--- Start of PROVIDED DATA ---

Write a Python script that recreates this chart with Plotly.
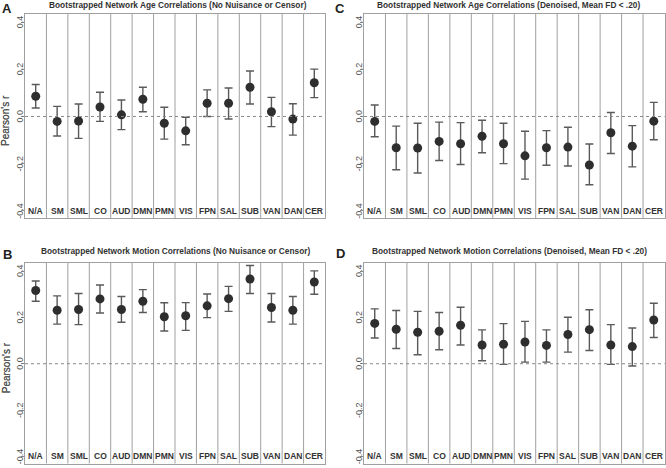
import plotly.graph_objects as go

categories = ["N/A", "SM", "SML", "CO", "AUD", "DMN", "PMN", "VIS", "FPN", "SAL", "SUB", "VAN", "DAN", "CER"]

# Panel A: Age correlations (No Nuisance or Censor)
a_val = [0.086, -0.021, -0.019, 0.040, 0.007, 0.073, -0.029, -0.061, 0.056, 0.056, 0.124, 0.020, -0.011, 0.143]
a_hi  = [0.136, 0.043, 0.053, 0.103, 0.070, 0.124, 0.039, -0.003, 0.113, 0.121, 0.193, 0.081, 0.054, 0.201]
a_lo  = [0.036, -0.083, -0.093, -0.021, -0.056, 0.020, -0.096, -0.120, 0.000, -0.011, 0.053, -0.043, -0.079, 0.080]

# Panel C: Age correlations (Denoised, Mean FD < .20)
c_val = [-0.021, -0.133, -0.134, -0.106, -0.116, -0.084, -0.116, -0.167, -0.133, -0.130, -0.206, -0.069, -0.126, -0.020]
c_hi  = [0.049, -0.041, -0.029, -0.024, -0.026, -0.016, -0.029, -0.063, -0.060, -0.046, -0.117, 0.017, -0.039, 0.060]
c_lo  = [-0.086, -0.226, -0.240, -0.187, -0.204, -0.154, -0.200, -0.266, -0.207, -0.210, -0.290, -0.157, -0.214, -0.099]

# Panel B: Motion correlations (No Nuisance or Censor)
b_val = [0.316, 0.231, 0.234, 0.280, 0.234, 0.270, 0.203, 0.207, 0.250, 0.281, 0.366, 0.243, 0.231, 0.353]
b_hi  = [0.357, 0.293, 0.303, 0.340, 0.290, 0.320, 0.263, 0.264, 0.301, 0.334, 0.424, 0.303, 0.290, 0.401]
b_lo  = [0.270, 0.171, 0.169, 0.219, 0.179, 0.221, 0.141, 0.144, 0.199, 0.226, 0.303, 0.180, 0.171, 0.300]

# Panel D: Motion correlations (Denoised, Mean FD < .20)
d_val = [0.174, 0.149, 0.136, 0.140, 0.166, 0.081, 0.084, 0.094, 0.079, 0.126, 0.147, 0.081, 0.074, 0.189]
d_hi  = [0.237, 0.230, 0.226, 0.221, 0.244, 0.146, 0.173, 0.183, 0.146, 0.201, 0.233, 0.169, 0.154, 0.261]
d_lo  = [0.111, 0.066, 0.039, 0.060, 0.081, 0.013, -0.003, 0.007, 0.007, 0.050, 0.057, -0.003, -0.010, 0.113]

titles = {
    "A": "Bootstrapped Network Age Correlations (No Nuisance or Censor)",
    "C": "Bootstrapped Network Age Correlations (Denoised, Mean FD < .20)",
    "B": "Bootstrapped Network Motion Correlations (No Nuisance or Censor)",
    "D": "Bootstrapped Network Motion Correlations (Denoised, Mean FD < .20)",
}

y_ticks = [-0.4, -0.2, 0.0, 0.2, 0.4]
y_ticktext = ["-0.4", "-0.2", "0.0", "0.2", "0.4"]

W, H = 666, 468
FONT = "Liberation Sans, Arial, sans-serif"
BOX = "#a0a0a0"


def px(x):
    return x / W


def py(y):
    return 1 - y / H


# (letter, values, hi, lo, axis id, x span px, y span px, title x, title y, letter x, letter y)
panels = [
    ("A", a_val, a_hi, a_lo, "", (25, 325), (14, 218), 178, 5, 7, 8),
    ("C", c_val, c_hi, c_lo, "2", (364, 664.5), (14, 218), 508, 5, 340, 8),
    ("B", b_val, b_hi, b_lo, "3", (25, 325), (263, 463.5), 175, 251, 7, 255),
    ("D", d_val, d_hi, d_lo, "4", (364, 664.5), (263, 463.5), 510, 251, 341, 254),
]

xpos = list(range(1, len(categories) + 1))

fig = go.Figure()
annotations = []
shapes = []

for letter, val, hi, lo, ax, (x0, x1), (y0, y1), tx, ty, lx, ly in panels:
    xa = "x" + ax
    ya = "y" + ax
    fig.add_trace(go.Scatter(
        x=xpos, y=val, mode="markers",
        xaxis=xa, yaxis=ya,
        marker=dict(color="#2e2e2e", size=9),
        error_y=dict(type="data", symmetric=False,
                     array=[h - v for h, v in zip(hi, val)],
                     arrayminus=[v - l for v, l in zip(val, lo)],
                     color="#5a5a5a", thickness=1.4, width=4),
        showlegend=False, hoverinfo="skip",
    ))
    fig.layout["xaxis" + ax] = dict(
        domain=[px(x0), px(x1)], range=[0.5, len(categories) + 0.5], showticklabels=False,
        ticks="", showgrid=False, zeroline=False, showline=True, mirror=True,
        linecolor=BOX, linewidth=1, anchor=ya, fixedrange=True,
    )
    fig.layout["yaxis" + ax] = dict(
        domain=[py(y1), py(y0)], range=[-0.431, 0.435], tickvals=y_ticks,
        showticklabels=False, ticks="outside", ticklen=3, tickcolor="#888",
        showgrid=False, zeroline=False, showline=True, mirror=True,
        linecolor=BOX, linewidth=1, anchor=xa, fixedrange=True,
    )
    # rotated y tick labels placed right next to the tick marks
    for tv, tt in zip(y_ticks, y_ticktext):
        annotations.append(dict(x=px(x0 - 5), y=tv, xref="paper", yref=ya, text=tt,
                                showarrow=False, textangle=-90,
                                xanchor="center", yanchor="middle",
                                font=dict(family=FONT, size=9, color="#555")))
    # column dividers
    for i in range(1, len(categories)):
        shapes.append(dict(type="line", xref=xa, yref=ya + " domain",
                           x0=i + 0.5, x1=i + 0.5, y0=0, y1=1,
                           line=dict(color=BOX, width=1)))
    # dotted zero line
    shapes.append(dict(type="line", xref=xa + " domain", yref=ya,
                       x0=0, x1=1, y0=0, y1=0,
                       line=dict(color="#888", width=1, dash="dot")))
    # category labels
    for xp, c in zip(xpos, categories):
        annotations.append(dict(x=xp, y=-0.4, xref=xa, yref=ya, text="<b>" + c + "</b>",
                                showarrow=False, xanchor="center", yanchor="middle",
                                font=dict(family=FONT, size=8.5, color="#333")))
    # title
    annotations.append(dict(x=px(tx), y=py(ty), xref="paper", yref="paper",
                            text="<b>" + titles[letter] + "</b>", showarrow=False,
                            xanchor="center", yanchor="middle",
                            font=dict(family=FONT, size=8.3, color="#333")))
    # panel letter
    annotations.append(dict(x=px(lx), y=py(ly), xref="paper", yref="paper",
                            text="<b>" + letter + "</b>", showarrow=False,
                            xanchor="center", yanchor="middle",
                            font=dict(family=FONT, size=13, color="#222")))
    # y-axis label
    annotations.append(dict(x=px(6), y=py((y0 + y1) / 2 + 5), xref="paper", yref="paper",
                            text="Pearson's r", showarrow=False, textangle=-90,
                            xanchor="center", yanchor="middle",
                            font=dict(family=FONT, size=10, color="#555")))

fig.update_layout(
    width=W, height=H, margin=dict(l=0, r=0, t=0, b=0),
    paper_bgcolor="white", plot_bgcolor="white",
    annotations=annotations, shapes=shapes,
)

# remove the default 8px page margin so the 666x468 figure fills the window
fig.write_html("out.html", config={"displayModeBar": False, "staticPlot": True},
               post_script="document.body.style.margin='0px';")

--- End of PROVIDED DATA ---

== TO BE DONE ==
Except for the pictures, copy the material above exactly.

== WORKED ANSWER ==
Write a Python script that recreates this chart with Plotly.
import plotly.graph_objects as go

categories = ["N/A", "SM", "SML", "CO", "AUD", "DMN", "PMN", "VIS", "FPN", "SAL", "SUB", "VAN", "DAN", "CER"]

# Panel A: Age correlations (No Nuisance or Censor)
a_val = [0.086, -0.021, -0.019, 0.040, 0.007, 0.073, -0.029, -0.061, 0.056, 0.056, 0.124, 0.020, -0.011, 0.143]
a_hi  = [0.136, 0.043, 0.053, 0.103, 0.070, 0.124, 0.039, -0.003, 0.113, 0.121, 0.193, 0.081, 0.054, 0.201]
a_lo  = [0.036, -0.083, -0.093, -0.021, -0.056, 0.020, -0.096, -0.120, 0.000, -0.011, 0.053, -0.043, -0.079, 0.080]

# Panel C: Age correlations (Denoised, Mean FD < .20)
c_val = [-0.021, -0.133, -0.134, -0.106, -0.116, -0.084, -0.116, -0.167, -0.133, -0.130, -0.206, -0.069, -0.126, -0.020]
c_hi  = [0.049, -0.041, -0.029, -0.024, -0.026, -0.016, -0.029, -0.063, -0.060, -0.046, -0.117, 0.017, -0.039, 0.060]
c_lo  = [-0.086, -0.226, -0.240, -0.187, -0.204, -0.154, -0.200, -0.266, -0.207, -0.210, -0.290, -0.157, -0.214, -0.099]

# Panel B: Motion correlations (No Nuisance or Censor)
b_val = [0.316, 0.231, 0.234, 0.280, 0.234, 0.270, 0.203, 0.207, 0.250, 0.281, 0.366, 0.243, 0.231, 0.353]
b_hi  = [0.357, 0.293, 0.303, 0.340, 0.290, 0.320, 0.263, 0.264, 0.301, 0.334, 0.424, 0.303, 0.290, 0.401]
b_lo  = [0.270, 0.171, 0.169, 0.219, 0.179, 0.221, 0.141, 0.144, 0.199, 0.226, 0.303, 0.180, 0.171, 0.300]

# Panel D: Motion correlations (Denoised, Mean FD < .20)
d_val = [0.174, 0.149, 0.136, 0.140, 0.166, 0.081, 0.084, 0.094, 0.079, 0.126, 0.147, 0.081, 0.074, 0.189]
d_hi  = [0.237, 0.230, 0.226, 0.221, 0.244, 0.146, 0.173, 0.183, 0.146, 0.201, 0.233, 0.169, 0.154, 0.261]
d_lo  = [0.111, 0.066, 0.039, 0.060, 0.081, 0.013, -0.003, 0.007, 0.007, 0.050, 0.057, -0.003, -0.010, 0.113]

titles = {
    "A": "Bootstrapped Network Age Correlations (No Nuisance or Censor)",
    "C": "Bootstrapped Network Age Correlations (Denoised, Mean FD < .20)",
    "B": "Bootstrapped Network Motion Correlations (No Nuisance or Censor)",
    "D": "Bootstrapped Network Motion Correlations (Denoised, Mean FD < .20)",
}

y_ticks = [-0.4, -0.2, 0.0, 0.2, 0.4]
y_ticktext = ["-0.4", "-0.2", "0.0", "0.2", "0.4"]

W, H = 666, 468
FONT = "Liberation Sans, Arial, sans-serif"
BOX = "#a0a0a0"


def px(x):
    return x / W


def py(y):
    return 1 - y / H


# (letter, values, hi, lo, axis id, x span px, y span px, title x, title y, letter x, letter y)
panels = [
    ("A", a_val, a_hi, a_lo, "", (25, 325), (14, 218), 178, 5, 7, 8),
    ("C", c_val, c_hi, c_lo, "2", (364, 664.5), (14, 218), 508, 5, 340, 8),
    ("B", b_val, b_hi, b_lo, "3", (25, 325), (263, 463.5), 175, 251, 7, 255),
    ("D", d_val, d_hi, d_lo, "4", (364, 664.5), (263, 463.5), 510, 251, 341, 254),
]

xpos = list(range(1, len(categories) + 1))

fig = go.Figure()
annotations = []
shapes = []

for letter, val, hi, lo, ax, (x0, x1), (y0, y1), tx, ty, lx, ly in panels:
    xa = "x" + ax
    ya = "y" + ax
    fig.add_trace(go.Scatter(
        x=xpos, y=val, mode="markers",
        xaxis=xa, yaxis=ya,
        marker=dict(color="#2e2e2e", size=9),
        error_y=dict(type="data", symmetric=False,
                     array=[h - v for h, v in zip(hi, val)],
                     arrayminus=[v - l for v, l in zip(val, lo)],
                     color="#5a5a5a", thickness=1.4, width=4),
        showlegend=False, hoverinfo="skip",
    ))
    fig.layout["xaxis" + ax] = dict(
        domain=[px(x0), px(x1)], range=[0.5, len(categories) + 0.5], showticklabels=False,
        ticks="", showgrid=False, zeroline=False, showline=True, mirror=True,
        linecolor=BOX, linewidth=1, anchor=ya, fixedrange=True,
    )
    fig.layout["yaxis" + ax] = dict(
        domain=[py(y1), py(y0)], range=[-0.431, 0.435], tickvals=y_ticks,
        showticklabels=False, ticks="outside", ticklen=3, tickcolor="#888",
        showgrid=False, zeroline=False, showline=True, mirror=True,
        linecolor=BOX, linewidth=1, anchor=xa, fixedrange=True,
    )
    # rotated y tick labels placed right next to the tick marks
    for tv, tt in zip(y_ticks, y_ticktext):
        annotations.append(dict(x=px(x0 - 5), y=tv, xref="paper", yref=ya, text=tt,
                                showarrow=False, textangle=-90,
                                xanchor="center", yanchor="middle",
                                font=dict(family=FONT, size=9, color="#555")))
    # column dividers
    for i in range(1, len(categories)):
        shapes.append(dict(type="line", xref=xa, yref=ya + " domain",
                           x0=i + 0.5, x1=i + 0.5, y0=0, y1=1,
                           line=dict(color=BOX, width=1)))
    # dotted zero line
    shapes.append(dict(type="line", xref=xa + " domain", yref=ya,
                       x0=0, x1=1, y0=0, y1=0,
                       line=dict(color="#888", width=1, dash="dot")))
    # category labels
    for xp, c in zip(xpos, categories):
        annotations.append(dict(x=xp, y=-0.4, xref=xa, yref=ya, text="<b>" + c + "</b>",
                                showarrow=False, xanchor="center", yanchor="middle",
                                font=dict(family=FONT, size=8.5, color="#333")))
    # title
    annotations.append(dict(x=px(tx), y=py(ty), xref="paper", yref="paper",
                            text="<b>" + titles[letter] + "</b>", showarrow=False,
                            xanchor="center", yanchor="middle",
                            font=dict(family=FONT, size=8.3, color="#333")))
    # panel letter
    annotations.append(dict(x=px(lx), y=py(ly), xref="paper", yref="paper",
                            text="<b>" + letter + "</b>", showarrow=False,
                            xanchor="center", yanchor="middle",
                            font=dict(family=FONT, size=13, color="#222")))
    # y-axis label
    annotations.append(dict(x=px(6), y=py((y0 + y1) / 2 + 5), xref="paper", yref="paper",
                            text="Pearson's r", showarrow=False, textangle=-90,
                            xanchor="center", yanchor="middle",
                            font=dict(family=FONT, size=10, color="#555")))

fig.update_layout(
    width=W, height=H, margin=dict(l=0, r=0, t=0, b=0),
    paper_bgcolor="white", plot_bgcolor="white",
    annotations=annotations, shapes=shapes,
)

# remove the default 8px page margin so the 666x468 figure fills the window
fig.write_html("out.html", config={"displayModeBar": False, "staticPlot": True},
               post_script="document.body.style.margin='0px';")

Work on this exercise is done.